§ TASK PROMPT: Set down, word for word, only the lines from the start of the records through the line bearing "fig = plt.figure(figsize=(W"; include no pictures.
** BEGIN **
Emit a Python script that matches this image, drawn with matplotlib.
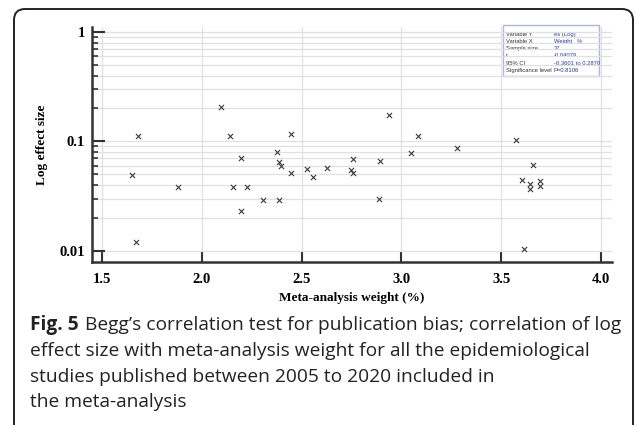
import numpy as np
import matplotlib
matplotlib.use("Agg")
import matplotlib.pyplot as plt
from matplotlib.patches import FancyBboxPatch, Rectangle
from matplotlib.ticker import FixedLocator, NullFormatter


# Meta-analysis weight (%) and effect size for each study
weight = [1.652, 1.678, 1.670, 1.882, 2.098, 2.140, 2.198, 2.157, 2.227, 2.198,
          2.307, 2.387, 2.377, 2.387, 2.398, 2.448, 2.448, 2.527, 2.557, 2.628,
          2.757, 2.745, 2.757, 2.895, 2.887, 2.937, 3.085, 3.047, 3.277, 3.575,
          3.657, 3.605, 3.645, 3.645, 3.695, 3.695, 3.615]
effect = [0.0488, 0.112, 0.0120, 0.0379, 0.208, 0.111, 0.0702, 0.0379, 0.0380, 0.0232,
          0.0292, 0.0292, 0.0807, 0.0646, 0.0601, 0.116, 0.0519, 0.0561, 0.0477, 0.0577,
          0.0697, 0.0553, 0.0516, 0.0659, 0.0300, 0.175, 0.112, 0.0791, 0.0878, 0.103,
          0.0610, 0.0443, 0.0405, 0.0366, 0.0433, 0.0392, 0.0104]

x_ticks = [1.5, 2.0, 2.5, 3.0, 3.5, 4.0]
x_ticklabels = ["1.5", "2.0", "2.5", "3.0", "3.5", "4.0"]
y_ticks = [0.01, 0.1, 1]
y_ticklabels = ["0.01", "0.1", "1"]

stat_names = ["Variable Y", "Variable X", "Sample size", "r", "95% CI", "Significance level"]
stat_values = ["es (Log)", "Weight _%_", "37", "-0.04079", "-0.3601 to 0.2870", "P=0.8106"]

caption_lines = [
    "Begg\u2019s correlation test for publication bias; correlation of log",
    "effect size with meta-analysis weight for all the epidemiological",
    "studies published between 2005 to 2020 included in",
    "the meta-analysis",
]

W, H = 635, 425
fig = plt.figure(figsize=(W / 100, H / 100), dpi=100)

# pixel-space overlay for frame, stats box and caption
bg = fig.add_axes([0, 0, 1, 1])
bg.set_xlim(0, W)
bg.set_ylim(H, 0)
bg.axis("off")
bg.add_patch(FancyBboxPatch((14, 9), 619, 440, boxstyle="round,pad=0,rounding_size=11",
                            fill=False, lw=1.4, ec="#222222", zorder=1))

# scatter axes
ax = fig.add_axes([92 / W, (H - 262) / H, (612 - 92) / W, (262 - 27) / H], zorder=2)
ax.patch.set_alpha(0)
ax.scatter(weight, effect, marker="x", s=14, c="#3a3a3a", linewidths=0.8, zorder=3)
ax.set_yscale("log")
ax.set_xlim(1.45, 4.055)
ax.set_ylim(0.0079, 1.11)

for s in ["top", "right"]:
    ax.spines[s].set_visible(False)
for s in ["left", "bottom"]:
    ax.spines[s].set_linewidth(1.8)
    ax.spines[s].set_color("#333333")

serif = "Liberation Serif"
ax.xaxis.set_major_locator(FixedLocator(x_ticks))
ax.set_xticklabels(x_ticklabels, fontfamily=serif, fontweight="bold", fontsize=10.5)
ax.yaxis.set_major_locator(FixedLocator(y_ticks))
ax.yaxis.set_minor_locator(FixedLocator([m * d for d in [0.01, 0.1] for m in range(2, 10)]))
ax.yaxis.set_minor_formatter(NullFormatter())
ax.set_yticklabels(y_ticklabels, fontfamily=serif, fontweight="bold", fontsize=10.5)
ax.tick_params(axis="x", direction="in", length=7, width=1.5, color="#333333", pad=8)
ax.tick_params(axis="y", which="major", direction="in", length=9, width=1.5, color="#333333", pad=5)
ax.tick_params(axis="y", which="minor", direction="in", length=4, width=1.2, color="#333333")

ax.grid(True, which="major", axis="x", color="#e0e0e0", lw=0.9)
ax.grid(True, which="both", axis="y", color="#e0e0e0", lw=0.9)
ax.set_axisbelow(True)

ax.set_xlabel("Meta-analysis weight (%)", fontfamily=serif, fontweight="bold", fontsize=9.5, labelpad=4)
ax.set_ylabel("Log effect size", fontfamily=serif, fontweight="bold", fontsize=9.5, labelpad=8)

# statistics box
bg.add_patch(Rectangle((503, 25), 96, 51, fc="white", ec="#a9b9d9", lw=1.0, zorder=4))
for i, (name, val) in enumerate(zip(stat_names, stat_values)):
    yy = 34 + i * 7.3
    bg.text(506, yy, name, fontsize=4.2, color="#333333", va="center", zorder=5,
            fontfamily="Liberation Sans")
    bg.text(554, yy, val, fontsize=4.2, color="#2a3a9a", va="center", zorder=5,
            fontfamily="Liberation Sans")

# caption
cap_font = "Open Sans"
cap_size = 13.8
bg.text(30, 325, "Fig. 5", fontsize=cap_size, fontweight="bold", color="#222222",
        va="center", fontfamily=cap_font)
bg.text(85, 325, caption_lines[0], fontsize=cap_size, color="#222222", va="center", fontfamily=cap_font)
for i, line in enumerate(caption_lines[1:]):
    bg.text(30, 351 + i * 25.5, line, fontsize=cap_size, color="#222222", va="center", fontfamily=cap_font)

fig.savefig("out.png", dpi=100)
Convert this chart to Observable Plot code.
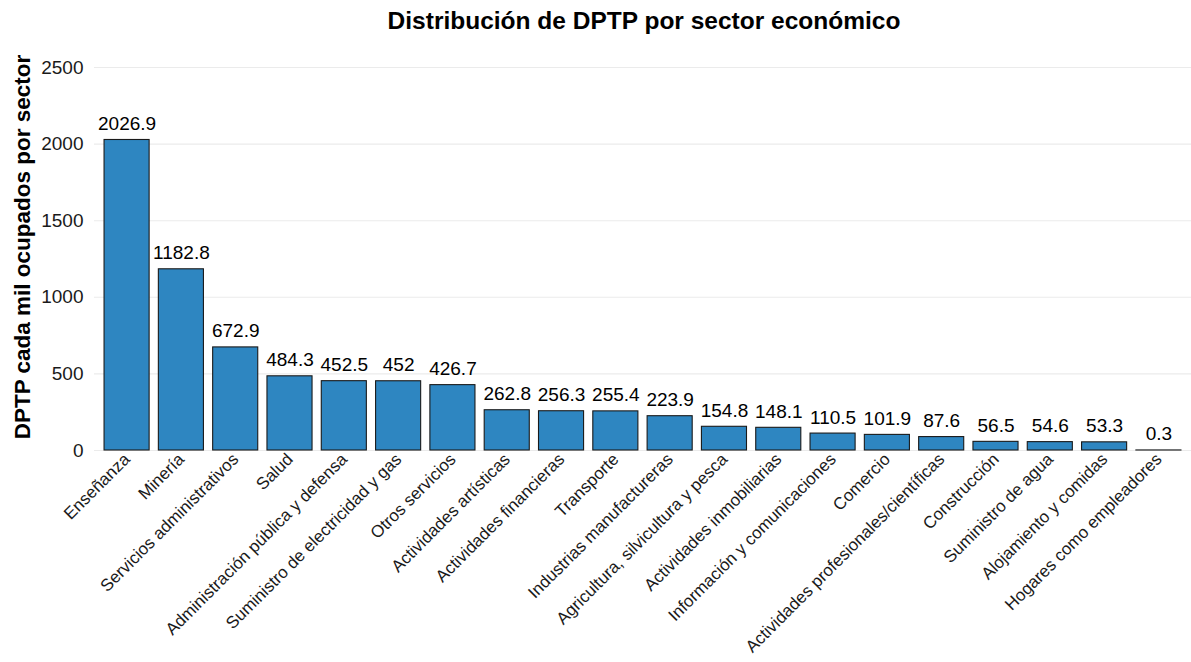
<!DOCTYPE html>
<html>
<head>
<meta charset="utf-8">
<script src="https://cdn.jsdelivr.net/npm/d3@7"></script>
<script src="https://cdn.jsdelivr.net/npm/@observablehq/plot@0.6"></script>
<style>
  body { margin: 0; background: #fff; font-family: "Liberation Sans", Arial, Helvetica, sans-serif; }
  #wrap { position: relative; width: 1191px; height: 662px; }
  #title { position: absolute; left: 98px; width: 1092px; top: 7px; text-align: center;
           font-size: 24.5px; font-weight: bold; color: #000; line-height: 28px; }
  #chart { position: absolute; left: 0; top: 40px; }
  #chart svg { overflow: visible; }
</style>
</head>
<body>
<div id="wrap">
  <div id="title">Distribución de DPTP por sector económico</div>
  <div id="chart"></div>
</div>
<script>
const sectors = [
  "Enseñanza", "Minería", "Servicios administrativos", "Salud",
  "Administración pública y defensa", "Suministro de electricidad y gas",
  "Otros servicios", "Actividades artísticas", "Actividades financieras",
  "Transporte", "Industrias manufactureras", "Agricultura, silvicultura y pesca",
  "Actividades inmobiliarias", "Información y comunicaciones", "Comercio",
  "Actividades profesionales/científicas", "Construcción", "Suministro de agua",
  "Alojamiento y comidas", "Hogares como empleadores"
];
const values = [
  2026.9, 1182.8, 672.9, 484.3, 452.5, 452, 426.7, 262.8, 256.3, 255.4,
  223.9, 154.8, 148.1, 110.5, 101.9, 87.6, 56.5, 54.6, 53.3, 0.3
];
const yTicks = [0, 500, 1000, 1500, 2000, 2500];
const yLabel = "DPTP cada mil ocupados por sector";

const data = sectors.map((s, i) => ({sector: s, value: values[i]}));

const chart = Plot.plot({
  width: 1191,
  height: 622,
  marginLeft: 94,
  marginRight: 0,
  marginTop: 27,
  marginBottom: 212,
  style: {fontFamily: "'Liberation Sans', Arial, Helvetica, sans-serif", background: "#fff", color: "#000"},
  x: {domain: sectors, paddingInner: 0.17, paddingOuter: 0.185, round: false, label: null},
  y: {domain: [0, 2500], label: null},
  marks: [
    Plot.gridY(yTicks, {stroke: "#ebebeb", strokeOpacity: 1, strokeWidth: 1.1}),
    Plot.barY(data, {x: "sector", y: "value", fill: "#2E86C1", stroke: "#1a1a1a", strokeWidth: 1.1}),
    Plot.text(data, {x: "sector", y: "value", text: d => String(d.value), lineAnchor: "bottom", dy: -10, fontSize: 19, fill: "#000"}),
    Plot.axisY({ticks: yTicks, tickSize: 0, tickPadding: 11, fontSize: 19, label: null, tickFormat: d => String(d), fill: "#1a1a1a"}),
    Plot.axisX({tickSize: 0, tickPadding: 6, tickRotate: -45, fontSize: 17, label: null, fill: "#1a1a1a"}),
    Plot.text([yLabel], {frameAnchor: "left", text: d => d, textAnchor: "middle", rotate: -90, dx: -72, dy: -12, fontSize: 22.5, fontWeight: "bold", fill: "#000"})
  ]
});
document.getElementById("chart").appendChild(chart);
</script>
</body>
</html>
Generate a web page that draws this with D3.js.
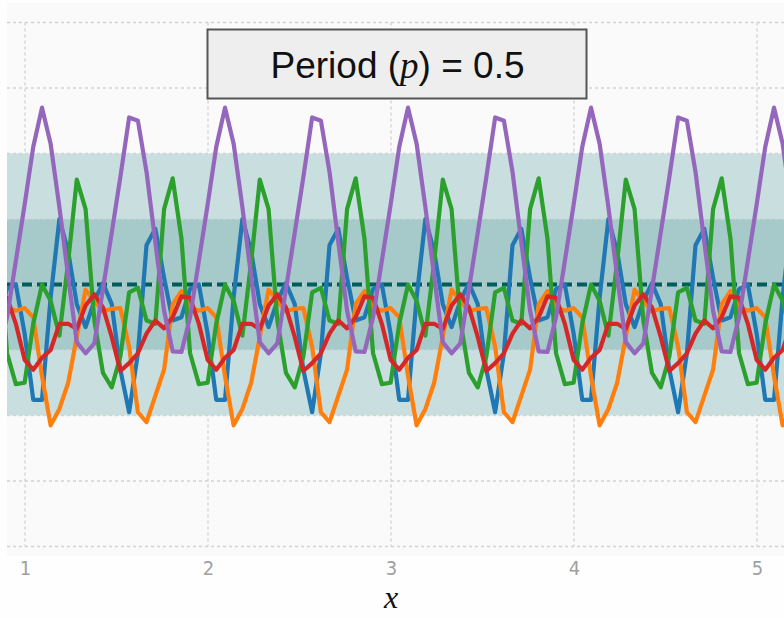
<!DOCTYPE html>
<html>
<head>
<meta charset="utf-8">
<script src="https://cdn.jsdelivr.net/npm/d3@7"></script>
<style>
  body { margin: 0; background: #fefefe; }
  svg { display: block; }
</style>
</head>
<body>
<svg id="chart"></svg>
<script>
// DATA //

const xTicks = [1, 2, 3, 4, 5]
const yGrid = [-4, -3, -2, -1, 0, 1, 2, 3, 4]
const outerBand = [-2, 2]
const innerBand = [-1, 1]
const meanLine = 0

const xs = [
  0.855, 0.902, 0.950, 0.998, 1.045, 1.093, 1.140, 1.188, 1.236, 1.283, 1.331, 1.379, 1.426, 1.474, 1.521, 1.569, 1.617, 1.664, 1.712, 1.760, 1.807,
  1.855, 1.902, 1.950, 1.998, 2.045, 2.093, 2.140, 2.188, 2.236, 2.283, 2.331, 2.379, 2.426, 2.474, 2.521, 2.569, 2.617, 2.664, 2.712, 2.760, 2.807,
  2.855, 2.902, 2.950, 2.998, 3.045, 3.093, 3.140, 3.188, 3.236, 3.283, 3.331, 3.379, 3.426, 3.474, 3.521, 3.569, 3.617, 3.664, 3.712, 3.760, 3.807,
  3.855, 3.902, 3.950, 3.998, 4.045, 4.093, 4.140, 4.188, 4.236, 4.283, 4.331, 4.379, 4.426, 4.474, 4.521, 4.569, 4.617, 4.664, 4.712, 4.760, 4.807,
  4.855, 4.902, 4.950, 4.998, 5.045, 5.093, 5.140, 5.188
]

const blue = [
  -0.50, -0.07, 0.00, -0.75, -1.76, -1.76, -0.20, 1.00, 0.50, -0.30, -0.65, -0.25, 0.02, -0.30, -1.30, -1.95, -1.05, 0.60, 0.85, 0.10, -0.55,
  -0.50, -0.07, 0.00, -0.75, -1.76, -1.76, -0.20, 1.00, 0.50, -0.30, -0.65, -0.25, 0.02, -0.30, -1.30, -1.95, -1.05, 0.60, 0.85, 0.10, -0.55,
  -0.50, -0.07, 0.00, -0.75, -1.76, -1.76, -0.20, 1.00, 0.50, -0.30, -0.65, -0.25, 0.02, -0.30, -1.30, -1.95, -1.05, 0.60, 0.85, 0.10, -0.55,
  -0.50, -0.07, 0.00, -0.75, -1.76, -1.76, -0.20, 1.00, 0.50, -0.30, -0.65, -0.25, 0.02, -0.30, -1.30, -1.95, -1.05, 0.60, 0.85, 0.10, -0.55,
  -0.50, -0.07, 0.00, -0.75, -1.76, -1.76, -0.20, 1.00
]

const orange = [
  -0.10, -0.35, -0.40, -0.36, -0.50, -1.40, -2.15, -1.90, -1.50, -0.80, -0.08, -0.25, -0.41, -0.37, -0.36, -0.95, -1.95, -2.10, -1.70, -1.30, -0.30,
  -0.10, -0.35, -0.40, -0.36, -0.50, -1.40, -2.15, -1.90, -1.50, -0.80, -0.08, -0.25, -0.41, -0.37, -0.36, -0.95, -1.95, -2.10, -1.70, -1.30, -0.30,
  -0.10, -0.35, -0.40, -0.36, -0.50, -1.40, -2.15, -1.90, -1.50, -0.80, -0.08, -0.25, -0.41, -0.37, -0.36, -0.95, -1.95, -2.10, -1.70, -1.30, -0.30,
  -0.10, -0.35, -0.40, -0.36, -0.50, -1.40, -2.15, -1.90, -1.50, -0.80, -0.08, -0.25, -0.41, -0.37, -0.36, -0.95, -1.95, -2.10, -1.70, -1.30, -0.30,
  -0.10, -0.35, -0.40, -0.36, -0.50, -1.40, -2.15, -1.90
]

const green = [
  0.70, -1.05, -1.52, -1.50, -0.60, 0.00, -0.25, -0.78, 0.35, 1.60, 1.15, -0.55, -1.35, -1.57, -1.10, -0.12, -0.05, -0.55, -0.60, 1.15, 1.62,
  0.70, -1.05, -1.52, -1.50, -0.60, 0.00, -0.25, -0.78, 0.35, 1.60, 1.15, -0.55, -1.35, -1.57, -1.10, -0.12, -0.05, -0.55, -0.60, 1.15, 1.62,
  0.70, -1.05, -1.52, -1.50, -0.60, 0.00, -0.25, -0.78, 0.35, 1.60, 1.15, -0.55, -1.35, -1.57, -1.10, -0.12, -0.05, -0.55, -0.60, 1.15, 1.62,
  0.70, -1.05, -1.52, -1.50, -0.60, 0.00, -0.25, -0.78, 0.35, 1.60, 1.15, -0.55, -1.35, -1.57, -1.10, -0.12, -0.05, -0.55, -0.60, 1.15, 1.62,
  0.70, -1.05, -1.52, -1.50, -0.60, 0.00, -0.25, -0.78
]

const red = [
  -0.18, -0.20, -0.60, -1.15, -1.30, -1.12, -1.00, -0.60, -0.60, -0.68, -0.32, -0.15, -0.35, -0.80, -1.32, -1.20, -1.05, -0.75, -0.55, -0.67, -0.50,
  -0.18, -0.20, -0.60, -1.15, -1.30, -1.12, -1.00, -0.60, -0.60, -0.68, -0.32, -0.15, -0.35, -0.80, -1.32, -1.20, -1.05, -0.75, -0.55, -0.67, -0.50,
  -0.18, -0.20, -0.60, -1.15, -1.30, -1.12, -1.00, -0.60, -0.60, -0.68, -0.32, -0.15, -0.35, -0.80, -1.32, -1.20, -1.05, -0.75, -0.55, -0.67, -0.50,
  -0.18, -0.20, -0.60, -1.15, -1.30, -1.12, -1.00, -0.60, -0.60, -0.68, -0.32, -0.15, -0.35, -0.80, -1.32, -1.20, -1.05, -0.75, -0.55, -0.67, -0.50,
  -0.18, -0.20, -0.60, -1.15, -1.30, -1.12, -1.00, -0.60
]

const purple = [
  -1.03, -0.50, 0.36, 1.22, 2.10, 2.70, 2.15, 1.18, 0.12, -0.88, -1.05, -0.90, -0.07, 0.79, 1.64, 2.55, 2.50, 1.72, 0.65, -0.40, -1.02,
  -1.03, -0.50, 0.36, 1.22, 2.10, 2.70, 2.15, 1.18, 0.12, -0.88, -1.05, -0.90, -0.07, 0.79, 1.64, 2.55, 2.50, 1.72, 0.65, -0.40, -1.02,
  -1.03, -0.50, 0.36, 1.22, 2.10, 2.70, 2.15, 1.18, 0.12, -0.88, -1.05, -0.90, -0.07, 0.79, 1.64, 2.55, 2.50, 1.72, 0.65, -0.40, -1.02,
  -1.03, -0.50, 0.36, 1.22, 2.10, 2.70, 2.15, 1.18, 0.12, -0.88, -1.05, -0.90, -0.07, 0.79, 1.64, 2.55, 2.50, 1.72, 0.65, -0.40, -1.02,
  -1.03, -0.50, 0.36, 1.22, 2.10, 2.70, 2.15, 1.18
]

const seriesList = [
  { name: 'blue', values: blue, color: '#1f77b4' },
  { name: 'orange', values: orange, color: '#ff7f0e' },
  { name: 'green', values: green, color: '#2ca02c' },
  { name: 'red', values: red, color: '#d62728' },
  { name: 'purple', values: purple, color: '#9467bd' }
]

// CHART //

const width = 784
const height = 618
const plotLeft = 7
const plotRight = 784
const plotTop = 3
const plotBottom = 556

const svg = d3.select('#chart')
  .attr('width', width)
  .attr('height', height)

const x = d3.scaleLinear().domain([1, 5]).range([25, 757])
const y = d3.scaleLinear().domain([-4, 4]).range([546.5, 22.5])

svg.append('defs').append('clipPath')
  .attr('id', 'plotclip')
  .append('rect')
  .attr('x', plotLeft)
  .attr('y', plotTop)
  .attr('width', plotRight - plotLeft)
  .attr('height', plotBottom - plotTop)

// plot background
svg.append('rect')
  .attr('x', plotLeft)
  .attr('y', plotTop)
  .attr('width', plotRight - plotLeft)
  .attr('height', plotBottom - plotTop)
  .attr('fill', '#fafafa')

// vertical grid
svg.append('g')
  .selectAll('line')
  .data(xTicks)
  .enter()
  .append('line')
  .attr('x1', d => x(d))
  .attr('x2', d => x(d))
  .attr('y1', y(4))
  .attr('y2', y(-4))
  .attr('stroke', '#d2d2d2')
  .attr('stroke-width', 1.3)
  .attr('stroke-dasharray', '3,3')

// bands
svg.append('rect')
  .attr('x', plotLeft)
  .attr('y', y(outerBand[1]))
  .attr('width', plotRight - plotLeft)
  .attr('height', y(outerBand[0]) - y(outerBand[1]))
  .attr('fill', '#c9dfdf')

svg.append('rect')
  .attr('x', plotLeft)
  .attr('y', y(innerBand[1]))
  .attr('width', plotRight - plotLeft)
  .attr('height', y(innerBand[0]) - y(innerBand[1]))
  .attr('fill', '#a6c9ca')

// horizontal grid
svg.append('g')
  .selectAll('line')
  .data(yGrid)
  .enter()
  .append('line')
  .attr('x1', plotLeft)
  .attr('x2', plotRight)
  .attr('y1', d => y(d))
  .attr('y2', d => y(d))
  .attr('stroke', '#d2d2d2')
  .attr('stroke-width', 1.3)
  .attr('stroke-dasharray', '3,3')

// mean line
svg.append('line')
  .attr('x1', plotLeft)
  .attr('x2', plotRight)
  .attr('y1', y(meanLine))
  .attr('y2', y(meanLine))
  .attr('stroke', '#005d5d')
  .attr('stroke-width', 4)
  .attr('stroke-dasharray', '10,5')

// sample lines
const line = d3.line()
  .x((d, i) => x(xs[i]))
  .y(d => y(d))

svg.append('g')
  .attr('clip-path', 'url(#plotclip)')
  .selectAll('path')
  .data(seriesList)
  .enter()
  .append('path')
  .attr('d', d => line(d.values))
  .attr('fill', 'none')
  .attr('stroke', d => d.color)
  .attr('stroke-width', 4.2)
  .attr('stroke-linejoin', 'round')

// x axis labels
const xAxis = svg.append('g')
  .attr('transform', 'translate(0,' + 561 + ')')
  .call(d3.axisBottom(x).tickValues(xTicks).tickSize(0).tickPadding(0).tickFormat(d3.format('d')))

xAxis.select('.domain').remove()
xAxis.selectAll('text')
  .attr('dy', '0.71em')
  .attr('fill', '#a0a0a0')
  .style('font-family', '"Liberation Sans Narrow", "DejaVu Sans Condensed", sans-serif')
  .style('font-size', '20px')

svg.append('text')
  .attr('x', x(3))
  .attr('y', 608)
  .attr('text-anchor', 'middle')
  .style('font-family', '"Liberation Serif", "DejaVu Serif", serif')
  .style('font-style', 'italic')
  .style('font-size', '32px')
  .attr('fill', '#111')
  .text('x')

// title box
svg.append('rect')
  .attr('x', 207.5)
  .attr('y', 29.5)
  .attr('width', 379)
  .attr('height', 69)
  .attr('fill', '#eeeeee')
  .attr('stroke', '#555')
  .attr('stroke-width', 2)

const title = svg.append('text')
  .attr('x', 397.5)
  .attr('y', 78)
  .attr('text-anchor', 'middle')
  .style('font-family', '"Liberation Sans", Arial, sans-serif')
  .style('font-size', '37px')
  .attr('fill', '#111')

title.append('tspan').text('Period (')
title.append('tspan')
  .style('font-family', '"Liberation Serif", "DejaVu Serif", serif')
  .style('font-style', 'italic')
  .text('p')
title.append('tspan').text(') = 0.5')
</script>
</body>
</html>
** END **
§ FINAL ANSWER:
Emit a Python script that matches this image, drawn with matplotlib.
import numpy as np
import matplotlib
matplotlib.use("Agg")
import matplotlib.pyplot as plt
from matplotlib.patches import FancyBboxPatch, Rectangle
from matplotlib.ticker import FixedLocator, NullFormatter


# Meta-analysis weight (%) and effect size for each study
weight = [1.652, 1.678, 1.670, 1.882, 2.098, 2.140, 2.198, 2.157, 2.227, 2.198,
          2.307, 2.387, 2.377, 2.387, 2.398, 2.448, 2.448, 2.527, 2.557, 2.628,
          2.757, 2.745, 2.757, 2.895, 2.887, 2.937, 3.085, 3.047, 3.277, 3.575,
          3.657, 3.605, 3.645, 3.645, 3.695, 3.695, 3.615]
effect = [0.0488, 0.112, 0.0120, 0.0379, 0.208, 0.111, 0.0702, 0.0379, 0.0380, 0.0232,
          0.0292, 0.0292, 0.0807, 0.0646, 0.0601, 0.116, 0.0519, 0.0561, 0.0477, 0.0577,
          0.0697, 0.0553, 0.0516, 0.0659, 0.0300, 0.175, 0.112, 0.0791, 0.0878, 0.103,
          0.0610, 0.0443, 0.0405, 0.0366, 0.0433, 0.0392, 0.0104]

x_ticks = [1.5, 2.0, 2.5, 3.0, 3.5, 4.0]
x_ticklabels = ["1.5", "2.0", "2.5", "3.0", "3.5", "4.0"]
y_ticks = [0.01, 0.1, 1]
y_ticklabels = ["0.01", "0.1", "1"]

stat_names = ["Variable Y", "Variable X", "Sample size", "r", "95% CI", "Significance level"]
stat_values = ["es (Log)", "Weight _%_", "37", "-0.04079", "-0.3601 to 0.2870", "P=0.8106"]

caption_lines = [
    "Begg\u2019s correlation test for publication bias; correlation of log",
    "effect size with meta-analysis weight for all the epidemiological",
    "studies published between 2005 to 2020 included in",
    "the meta-analysis",
]

W, H = 635, 425
fig = plt.figure(figsize=(W / 100, H / 100), dpi=100)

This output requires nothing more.